Summary of Accounting Concepts and Standards¶
Accounting as the Language of Business¶
Accounting serves as the language of business, communicating a firm's performance through financial statements. Clear and consistent rules are essential for effective communication.
Key Accounting Concepts¶
Ten core accounting concepts form the foundation of accounting principles:
- Business Entity Concept: The business is treated as a separate entity from its owners.
- Money Measurement Concept: Only transactions that can be expressed in monetary terms are recorded.
- Going Concern Concept: The business is assumed to continue operating indefinitely.
- Accounting Period Concept: The life of the business is divided into specific time periods for reporting.
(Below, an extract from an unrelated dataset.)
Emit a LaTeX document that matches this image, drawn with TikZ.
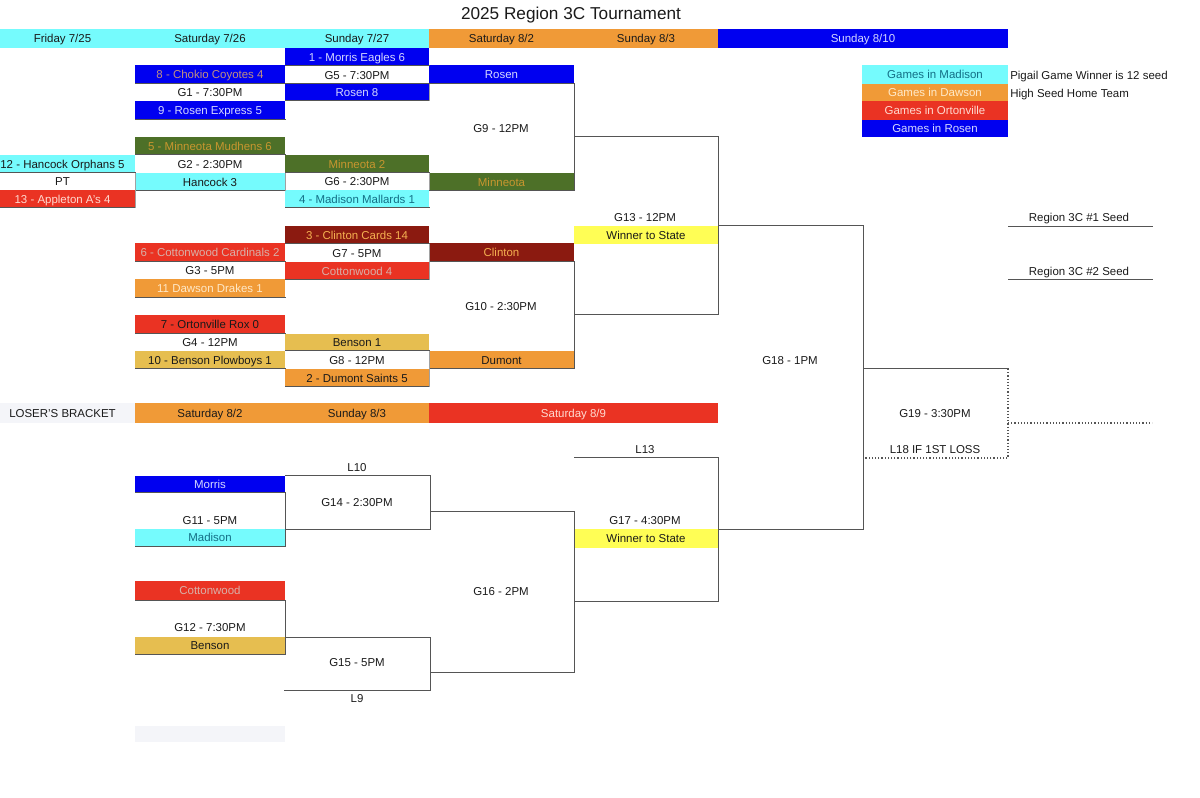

- Dual Aspect Concept: Every transaction has two aspects, affecting at least two accounts.
- Cost Concept: Assets are recorded at their historical cost.
- Matching Concept: Expenses are recognized in the same period as the related revenues.
- Conservatism Concept (Prudence): Recognize losses when probable, but only recognize gains when realized.
- Consistency Concept: The same accounting methods should be used from period to period.
- Materiality Concept: Only significant information needs to be disclosed.
Emphasis on Key Concepts:
The Going Concern, Conservatism, and Matching Concepts are particularly important in ensuring reliable and relevant financial reporting.
- Going Concern: Justifies the valuation of assets based on their continued use rather than their liquidation value.
- Conservatism: Leads to a cautious approach, preventing overstatement of assets and income.
- Matching: Ensures that revenues and related expenses are recognized in the same accounting period, providing a more accurate picture of profitability.
Relationship between Accounting Concepts and Standards¶
Accounting concepts provide the underlying principles, while Accounting Standards provide detailed rules and guidelines for applying those principles.
- Concepts are the "why" behind the rules.
- Standards are the "how" of applying the rules.
Accounting Standards Board (ASB):
The ASB is responsible for developing and publishing accounting standards. These standards provide specific guidance on:
- Measurement
- Recognition
- Presentation
- Disclosure of financial information
Examples of Important Accounting Standards:
- Revenue Recognition: How and when revenue should be recognized.
- Inventory Valuation: Methods for valuing inventory (e.g., FIFO, LIFO, Weighted Average).
- Fixed Asset Valuation: Accounting for depreciation, impairment, and revaluation of fixed assets.
- Leased Assets: Accounting for operating and finance leases.
- Cash Flow Statements: Preparing statements of cash flows.
- Financial Instruments: Accounting for complex financial instruments.
Number of Accounting Standards:
The ASB has published 38 accounting standards (the number may vary depending on the jurisdiction and updates).